A product of the late ’50s/early ’60s “British New Wave” and the Free Cinema movement, Saturday Night and Sunday Morning is a textbook example of the “Angry Young Man” genre, which also includes such films as Look Back in Anger, This Sporting Life, and The Loneliness of the Long Distance Runner. The common thread among these works is a rebellion against the constraints of post-war life in Britain.
The first film directed by Karel Reisz (Morgan: A Suitable Case for Treatment, The French Lieutenant’s Woman), it was produced by Tony Richardson, from a screenplay by working class author Alan Sillitoe, based on his novel. In a breakthrough performance, Albert Finney plays Arthur Seaton, a charming rogue – make that complete bastard – in a North Country town who works a soul-destroying factory job all week, clashes with the shop foreman (“It’s not the first time that bastard’s called me a red…Not that I wouldn’t vote communist if I thought it would get rid of blokes like him.”), then gets his kicks when the whistle blows. “I’m out for a good time,” he proclaims, “All the rest is propaganda!”

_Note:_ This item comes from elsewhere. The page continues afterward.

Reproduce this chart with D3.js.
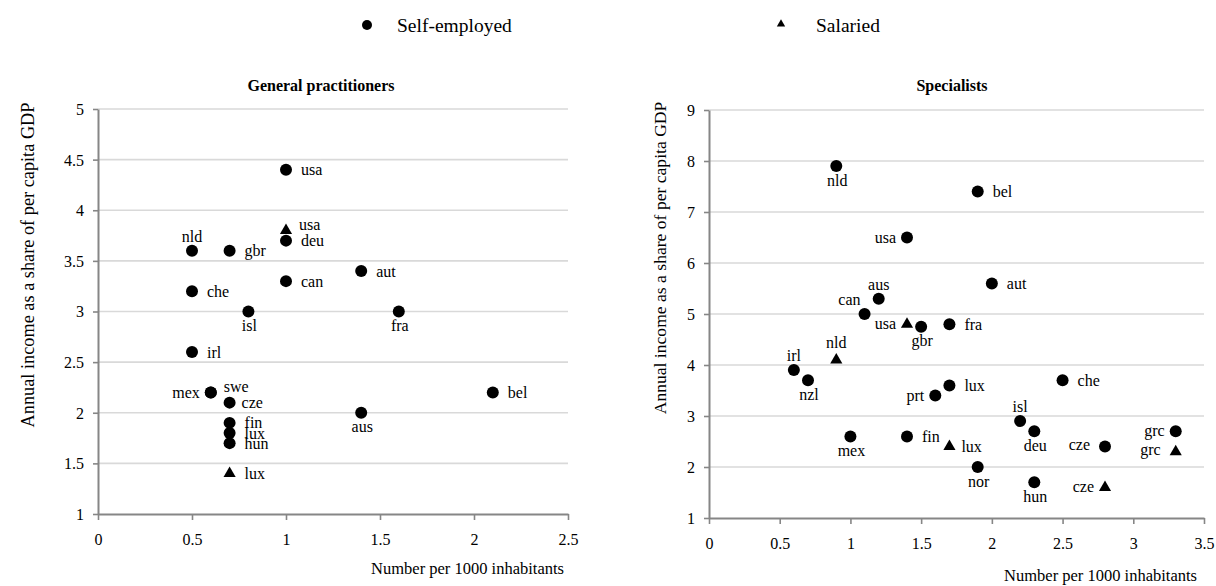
<!DOCTYPE html>
<html><head><meta charset="utf-8">
<script src="https://cdn.jsdelivr.net/npm/d3@7"></script>
<style>body{margin:0;background:#fff}</style>
</head><body><svg id="c" width="1216" height="586"></svg>
<script>
// General practitioners
const gpCountries = ["usa","nld","gbr","deu","che","can","aut","isl","fra","irl","mex","swe","cze","fin","lux","hun","aus","bel","usa","lux"];
const gpType      = ["S","S","S","S","S","S","S","S","S","S","S","S","S","S","S","S","S","S","W","W"];
const gpDensity   = [1.0,0.5,0.7,1.0,0.5,1.0,1.4,0.8,1.6,0.5,0.6,0.6,0.7,0.7,0.7,0.7,1.4,2.1,1.0,0.7];
const gpIncome    = [4.4,3.6,3.6,3.7,3.2,3.3,3.4,3.0,3.0,2.6,2.2,2.2,2.1,1.9,1.8,1.7,2.0,2.2,3.8,1.4];
const gpLabelPos  = ["r","a","r","r","r","r","r","b","b","r","l","ar","rn","r","r","r","b","r","ar","r"];
// Specialists
const spCountries = ["nld","bel","usa","aut","aus","can","gbr","fra","irl","nzl","lux","prt","che","isl","deu","mex","fin","nor","hun","cze","grc","usa","nld","lux","grc","cze"];
const spType      = ["S","S","S","S","S","S","S","S","S","S","S","S","S","S","S","S","S","S","S","S","S","W","W","W","W","W"];
const spDensity   = [0.9,1.9,1.4,2.0,1.2,1.1,1.5,1.7,0.6,0.7,1.7,1.6,2.5,2.2,2.3,1.0,1.4,1.9,2.3,2.8,3.3,1.4,0.9,1.7,3.3,2.8];
const spIncome    = [7.9,7.4,6.5,5.6,5.3,5.0,4.75,4.8,3.9,3.7,3.6,3.4,3.7,2.9,2.7,2.6,2.6,2.0,1.7,2.4,2.7,4.8,4.1,2.4,2.3,1.6];
const spLabelPos  = ["b","r","l","r","a","al","b","r","a","b","r","l","r","a","b","b","r","b","b","lw","l","l","at","rn","lw","l"];
const gpXTicks = [0,0.5,1,1.5,2,2.5], gpYTicks = [1,1.5,2,2.5,3,3.5,4,4.5,5];
const spXTicks = [0,0.5,1,1.5,2,2.5,3,3.5], spYTicks = [1,2,3,4,5,6,7,8,9];
const seriesNames = ["Self-employed","Salaried"];
const yTitle = "Annual income as a share of per capita GDP";
const xTitle = "Number per 1000 inhabitants";

const FONT = '"Liberation Serif", "Times New Roman", serif';
const svg = d3.select("#c");
const tri = d3.symbol().type(d3.symbolTriangle).size(64)();
const triSmall = d3.symbol().type(d3.symbolTriangle).size(30)();

function panel(o){
  const x = d3.scaleLinear().domain([o.xTicks[0], o.xTicks[o.xTicks.length-1]]).range([o.x0,o.x1]);
  const y = d3.scaleLinear().domain([o.yTicks[0], o.yTicks[o.yTicks.length-1]]).range([o.y1,o.y0]);
  const g = svg.append("g");
  g.selectAll(".grid").data(o.yTicks.slice(1)).join("line")
    .attr("x1",o.x0).attr("x2",o.x1).attr("y1",d=>y(d)).attr("y2",d=>y(d))
    .attr("stroke","#d9d9d9").attr("stroke-width",1.6);
  const yAx = g.append("g").attr("transform",`translate(${o.x0},0)`)
    .call(d3.axisLeft(y).tickValues(o.yTicks).tickSize(5).tickSizeOuter(0).tickFormat(d=>d));
  const xAx = g.append("g").attr("transform",`translate(0,${o.y1})`)
    .call(d3.axisBottom(x).tickValues(o.xTicks).tickSize(6).tickSizeOuter(0).tickFormat(d=>d));
  [yAx,xAx].forEach(a=>{
    a.attr("font-size",16);
    a.select(".domain").attr("stroke","#868686").attr("stroke-width",2);
    a.selectAll(".tick line").attr("stroke","#868686").attr("stroke-width",1.6);
    a.selectAll("text").attr("fill","#000");
  });
  yAx.selectAll("text").attr("x",-14).attr("dy","0.34em");
  xAx.selectAll("text").attr("y",31).attr("dy",0);
  g.append("text").attr("x",o.titleX).attr("y",91).attr("text-anchor","middle")
    .attr("font-weight","bold").attr("font-size",16).text(o.title);
  g.append("text").attr("transform",`translate(${o.yTitleX},${o.yTitleY}) rotate(-90)`)
    .attr("text-anchor","middle").attr("font-size",o.yTitleSize).text(yTitle);
  g.append("text").attr("x",o.xTitleEnd).attr("y",o.xTitleY).attr("text-anchor","end").attr("font-size",16.5).text(xTitle);
  const pts = o.c.map((c,i)=>({c, t:o.t[i], x:o.dx[i], y:o.dy[i], p:o.lp[i]}));
  g.selectAll(".circ").data(pts.filter(d=>d.t==="S")).join("circle")
    .attr("cx",d=>x(d.x)).attr("cy",d=>y(d.y)).attr("r",6).attr("fill","#000");
  g.selectAll(".tri").data(pts.filter(d=>d.t==="W")).join("path")
    .attr("d",tri).attr("transform",d=>`translate(${x(d.x)},${y(d.y)})`).attr("fill","#000");
  const off = {r:[15,5.5,"start"], rn:[12,5,"start"], l:[-11,5,"end"], lw:[-15,3,"end"],
               a:[0,-9,"middle"], at:[0,-12,"middle"], b:[1,19.5,"middle"],
               ar:[13,-1,"start"], al:[-4,-9,"end"]};
  g.selectAll(".lab").data(pts).join("text")
    .attr("x",d=>x(d.x)+off[d.p][0]).attr("y",d=>y(d.y)+off[d.p][1])
    .attr("text-anchor",d=>off[d.p][2]).attr("font-size",16).text(d=>d.c);
}
panel({x0:98,x1:568,y0:109,y1:514,xTicks:gpXTicks,yTicks:gpYTicks,title:"General practitioners",titleX:321,
  yTitleX:34,yTitleY:265,yTitleSize:18.3,xTitleEnd:564,xTitleY:574,c:gpCountries,t:gpType,dx:gpDensity,dy:gpIncome,lp:gpLabelPos});
panel({x0:709,x1:1204,y0:110,y1:518,xTicks:spXTicks,yTicks:spYTicks,title:"Specialists",titleX:952,
  yTitleX:666,yTitleY:258,yTitleSize:17.6,xTitleEnd:1197,xTitleY:581,c:spCountries,t:spType,dx:spDensity,dy:spIncome,lp:spLabelPos});
const lg = svg.append("g");
lg.append("circle").attr("cx",367).attr("cy",25).attr("r",5).attr("fill","#000");
lg.append("text").attr("x",397).attr("y",32).attr("font-size",19.5).text(seriesNames[0]);
lg.append("path").attr("d",triSmall).attr("transform","translate(781,24)").attr("fill","#000");
lg.append("text").attr("x",816).attr("y",32).attr("font-size",19.5).text(seriesNames[1]);
svg.selectAll("text").style("font-family",FONT);
</script></body></html>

These kicks include countless pints of brown ale and having an affair with the wife of a clueless co-worker. Rachel Roberts gives a fine performance as Arthur’s married shack-up who finds herself pregnant thanks to Arthur’s (and her own) carelessness.
The lovely Shirley Ann Field (Alfie, Beat Girl) plays Doreen, the younger, prettier girl who catches Arthur’s fancy. Also in the cast is comic actor Norman Rossington, probably best known for his role as the Beatles’ manager in A Hard Day’s Night, as Bert, Arthur’s best friend.
While on the surface, the story concerns the end of Arthur’s carefree days of beery womanizing, it is really about the lack of opportunities in post-war British working class life and the death of hope.
After being on the receiving end of a brutal beatdown by a gang of soldiers, led the brother of the man he’s been cuckolding (“I had me bit of fun. It’s not the first time I’ve been in a losing fight, won’t be the last either I suppose.”), Arthur ends up settling down with Doreen.
Even if Arthur doesn’t necessarily grow any wiser over the course of the film, Finney’s magnetic performance more than makes up for his character’s lack of growth.
Saturday Night and Sunday Morning is available on DVD from MGM Home Video.